• [What this task involves]: Return the whole listing, line for line, without the pictures in it.

• [Data block]:
— Start —
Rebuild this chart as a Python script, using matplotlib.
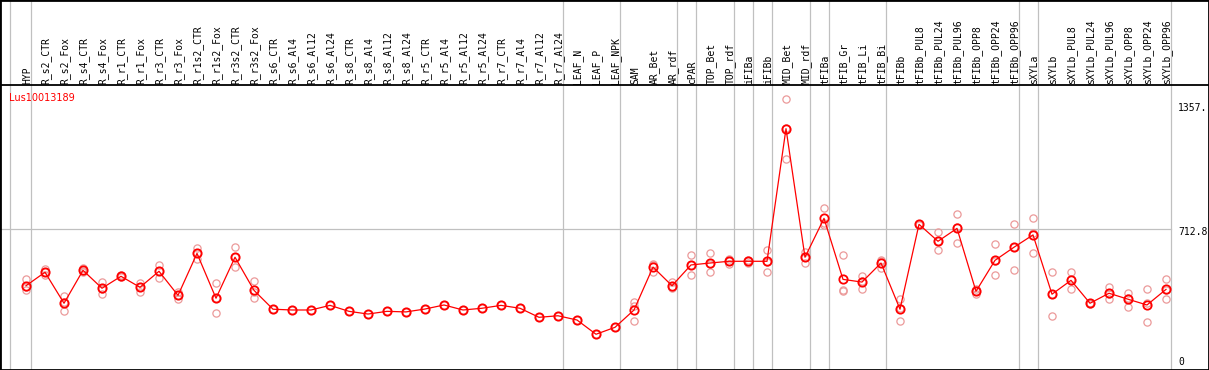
import matplotlib
matplotlib.use('Agg')
import matplotlib.pyplot as plt

gene = 'Lus10013189'

samples = ['HYP', 'R_s2_CTR', 'R_s2_Fox', 'R_s4_CTR', 'R_s4_Fox', 'R_r1_CTR', 'R_r1_Fox',
           'R_r3_CTR', 'R_r3_Fox', 'R_r1s2_CTR', 'R_r1s2_Fox', 'R_r3s2_CTR', 'R_r3s2_Fox',
           'R_s6_CTR', 'R_s6_Al4', 'R_s6_Al12', 'R_s6_Al24', 'R_s8_CTR', 'R_s8_Al4',
           'R_s8_Al12', 'R_s8_Al24', 'R_r5_CTR', 'R_r5_Al4', 'R_r5_Al12', 'R_r5_Al24',
           'R_r7_CTR', 'R_r7_Al4', 'R_r7_Al12', 'R_r7_Al24', 'LEAF_N', 'LEAF_P', 'LEAF_NPK',
           'SAM', 'AR_Bet', 'AR_rdf', 'cPAR', 'TOP_Bet', 'TOP_rdf', 'iFIBa', 'iFIBb',
           'MID_Bet', 'MID_rdf', 'tFIBa', 'tFIB_Gr', 'tFIB_Li', 'tFIB_Bi', 'tFIBb',
           'tFIBb_PUL8', 'tFIBb_PUL24', 'tFIBb_PUL96', 'tFIBb_OPP8', 'tFIBb_OPP24',
           'tFIBb_OPP96', 'sXYLa', 'sXYLb', 'sXYLb_PUL8', 'sXYLb_PUL24', 'sXYLb_PUL96',
           'sXYLb_OPP8', 'sXYLb_OPP24', 'sXYLb_OPP96']

means = [418, 488, 327, 498, 405, 467, 410, 493, 368, 586, 353, 566, 394,
         296, 292, 292, 316, 285, 271, 285, 282, 297, 318, 292, 301,
         316, 301, 254, 262, 240, 166, 202,
         292, 515, 418, 526, 536, 545, 545, 545,
         1234, 566, 768, 451, 437, 536, 296,
         737, 649, 716, 389, 550, 618,
         682, 374, 446, 327, 379, 348, 318, 399]

reps = [[451, 410, 396], [505, 488, 475], [365, 331, 285], [510, 496, 488],
        [437, 401, 377], [472, 467, 462], [432, 411, 387], [526, 493, 460],
        [384, 369, 351], [614, 589, 555], [431, 353, 275], [619, 565, 514],
        [441, 388, 353],
        [296], [292], [292], [316], [285], [271], [285], [282], [297], [318],
        [292], [301], [316], [301], [254], [262], [240], [166], [202],
        [335, 314, 235], [529, 527, 489], [436, 413, 405], [576, 527, 475],
        [586, 533, 489], [555, 548, 532], [552, 545, 538], [604, 540, 491],
        [1390, 1236, 1076], [595, 565, 538], [820, 745, 734], [576, 396, 389],
        [470, 442, 399], [552, 544, 512], [351, 304, 233],
        [740, 737, 734], [696, 649, 602], [789, 721, 638], [399, 391, 377],
        [633, 545, 472], [737, 619, 498],
        [770, 690, 586], [488, 375, 259], [488, 451, 399], [330, 327, 324],
        [410, 376, 351], [382, 353, 309], [399, 327, 228], [451, 398, 348]]

# last sample index of each group (vertical separators)
group_ends = [-1.07, 0, 28, 31, 34, 35, 37, 38, 39, 41, 42, 45, 52, 53, 60]

y_ticks = [1357, 712.8, 0]
y_tick_labels = ['1357.', '712.8', '0']

W, H = 1209, 370
fig = plt.figure(figsize=(W / 100, H / 100), dpi=100)
ax = fig.add_axes([0, 0, 1, 1])

# pixel layout: sample i at x = 26 + 19*i, value v at y = 366.2 - 0.1925*v
ax.set_xlim(-26 / 19, (W - 26) / 19)
ax.set_ylim((366.2 - H) / 0.1925, 366.2 / 0.1925)
ax.set_xticks([])
ax.set_yticks([])
for s in ax.spines.values():
    s.set_color('black')
    s.set_linewidth(2)

x_right = (1170.7 - 26) / 19
header_y = (366.2 - 85) / 0.1925

for g in group_ends:
    ax.axvline(g + 0.24, color='#c0c0c0', lw=0.9, zorder=1)
ax.plot([ax.get_xlim()[0], x_right], [712.8, 712.8], color='#c0c0c0', lw=0.9, zorder=1)
ax.axhline(header_y, color='black', lw=1.3, zorder=2)

xs = list(range(len(samples)))
for i, r in enumerate(reps):
    ax.plot([i] * len(r), r, 'o', ms=5.2, mfc='none', mec='#eb9a9a', mew=0.9, zorder=3)
ax.plot(xs, means, '-', color='red', lw=0.9, zorder=4)
ax.plot(xs, means, 'o', ms=6, mfc='none', mec='red', mew=1.3, zorder=5)

for i, name in enumerate(samples):
    ax.text(i + 0.05, (366.2 - 84) / 0.1925, name, rotation=90, ha='center', va='bottom',
            family='DejaVu Sans Mono', fontsize=7, color='black')

ax.text(-26 / 19 + 9.5 / 19, (366.2 - 98) / 0.1925, gene, color='red', fontsize=7,
        family='DejaVu Sans', ha='left', va='center')

label_x = (1178 - 26) / 19
offsets = [-2.7, -2.7, 4.5]
for v, lab, off in zip(y_ticks, y_tick_labels, offsets):
    ax.annotate(lab, (label_x, v), xytext=(0, off), textcoords='offset pixels',
                ha='left', va='center', family='DejaVu Sans Mono', fontsize=7)

fig.savefig('out.png', dpi=100)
— End —
• [Task output]:
Rebuild this chart as a Python script, using matplotlib.
import matplotlib
matplotlib.use('Agg')
import matplotlib.pyplot as plt

gene = 'Lus10013189'

samples = ['HYP', 'R_s2_CTR', 'R_s2_Fox', 'R_s4_CTR', 'R_s4_Fox', 'R_r1_CTR', 'R_r1_Fox',
           'R_r3_CTR', 'R_r3_Fox', 'R_r1s2_CTR', 'R_r1s2_Fox', 'R_r3s2_CTR', 'R_r3s2_Fox',
           'R_s6_CTR', 'R_s6_Al4', 'R_s6_Al12', 'R_s6_Al24', 'R_s8_CTR', 'R_s8_Al4',
           'R_s8_Al12', 'R_s8_Al24', 'R_r5_CTR', 'R_r5_Al4', 'R_r5_Al12', 'R_r5_Al24',
           'R_r7_CTR', 'R_r7_Al4', 'R_r7_Al12', 'R_r7_Al24', 'LEAF_N', 'LEAF_P', 'LEAF_NPK',
           'SAM', 'AR_Bet', 'AR_rdf', 'cPAR', 'TOP_Bet', 'TOP_rdf', 'iFIBa', 'iFIBb',
           'MID_Bet', 'MID_rdf', 'tFIBa', 'tFIB_Gr', 'tFIB_Li', 'tFIB_Bi', 'tFIBb',
           'tFIBb_PUL8', 'tFIBb_PUL24', 'tFIBb_PUL96', 'tFIBb_OPP8', 'tFIBb_OPP24',
           'tFIBb_OPP96', 'sXYLa', 'sXYLb', 'sXYLb_PUL8', 'sXYLb_PUL24', 'sXYLb_PUL96',
           'sXYLb_OPP8', 'sXYLb_OPP24', 'sXYLb_OPP96']

means = [418, 488, 327, 498, 405, 467, 410, 493, 368, 586, 353, 566, 394,
         296, 292, 292, 316, 285, 271, 285, 282, 297, 318, 292, 301,
         316, 301, 254, 262, 240, 166, 202,
         292, 515, 418, 526, 536, 545, 545, 545,
         1234, 566, 768, 451, 437, 536, 296,
         737, 649, 716, 389, 550, 618,
         682, 374, 446, 327, 379, 348, 318, 399]

reps = [[451, 410, 396], [505, 488, 475], [365, 331, 285], [510, 496, 488],
        [437, 401, 377], [472, 467, 462], [432, 411, 387], [526, 493, 460],
        [384, 369, 351], [614, 589, 555], [431, 353, 275], [619, 565, 514],
        [441, 388, 353],
        [296], [292], [292], [316], [285], [271], [285], [282], [297], [318],
        [292], [301], [316], [301], [254], [262], [240], [166], [202],
        [335, 314, 235], [529, 527, 489], [436, 413, 405], [576, 527, 475],
        [586, 533, 489], [555, 548, 532], [552, 545, 538], [604, 540, 491],
        [1390, 1236, 1076], [595, 565, 538], [820, 745, 734], [576, 396, 389],
        [470, 442, 399], [552, 544, 512], [351, 304, 233],
        [740, 737, 734], [696, 649, 602], [789, 721, 638], [399, 391, 377],
        [633, 545, 472], [737, 619, 498],
        [770, 690, 586], [488, 375, 259], [488, 451, 399], [330, 327, 324],
        [410, 376, 351], [382, 353, 309], [399, 327, 228], [451, 398, 348]]

# last sample index of each group (vertical separators)
group_ends = [-1.07, 0, 28, 31, 34, 35, 37, 38, 39, 41, 42, 45, 52, 53, 60]

y_ticks = [1357, 712.8, 0]
y_tick_labels = ['1357.', '712.8', '0']

W, H = 1209, 370
fig = plt.figure(figsize=(W / 100, H / 100), dpi=100)
ax = fig.add_axes([0, 0, 1, 1])

# pixel layout: sample i at x = 26 + 19*i, value v at y = 366.2 - 0.1925*v
ax.set_xlim(-26 / 19, (W - 26) / 19)
ax.set_ylim((366.2 - H) / 0.1925, 366.2 / 0.1925)
ax.set_xticks([])
ax.set_yticks([])
for s in ax.spines.values():
    s.set_color('black')
    s.set_linewidth(2)

x_right = (1170.7 - 26) / 19
header_y = (366.2 - 85) / 0.1925

for g in group_ends:
    ax.axvline(g + 0.24, color='#c0c0c0', lw=0.9, zorder=1)
ax.plot([ax.get_xlim()[0], x_right], [712.8, 712.8], color='#c0c0c0', lw=0.9, zorder=1)
ax.axhline(header_y, color='black', lw=1.3, zorder=2)

xs = list(range(len(samples)))
for i, r in enumerate(reps):
    ax.plot([i] * len(r), r, 'o', ms=5.2, mfc='none', mec='#eb9a9a', mew=0.9, zorder=3)
ax.plot(xs, means, '-', color='red', lw=0.9, zorder=4)
ax.plot(xs, means, 'o', ms=6, mfc='none', mec='red', mew=1.3, zorder=5)

for i, name in enumerate(samples):
    ax.text(i + 0.05, (366.2 - 84) / 0.1925, name, rotation=90, ha='center', va='bottom',
            family='DejaVu Sans Mono', fontsize=7, color='black')

ax.text(-26 / 19 + 9.5 / 19, (366.2 - 98) / 0.1925, gene, color='red', fontsize=7,
        family='DejaVu Sans', ha='left', va='center')

label_x = (1178 - 26) / 19
offsets = [-2.7, -2.7, 4.5]
for v, lab, off in zip(y_ticks, y_tick_labels, offsets):
    ax.annotate(lab, (label_x, v), xytext=(0, off), textcoords='offset pixels',
                ha='left', va='center', family='DejaVu Sans Mono', fontsize=7)

fig.savefig('out.png', dpi=100)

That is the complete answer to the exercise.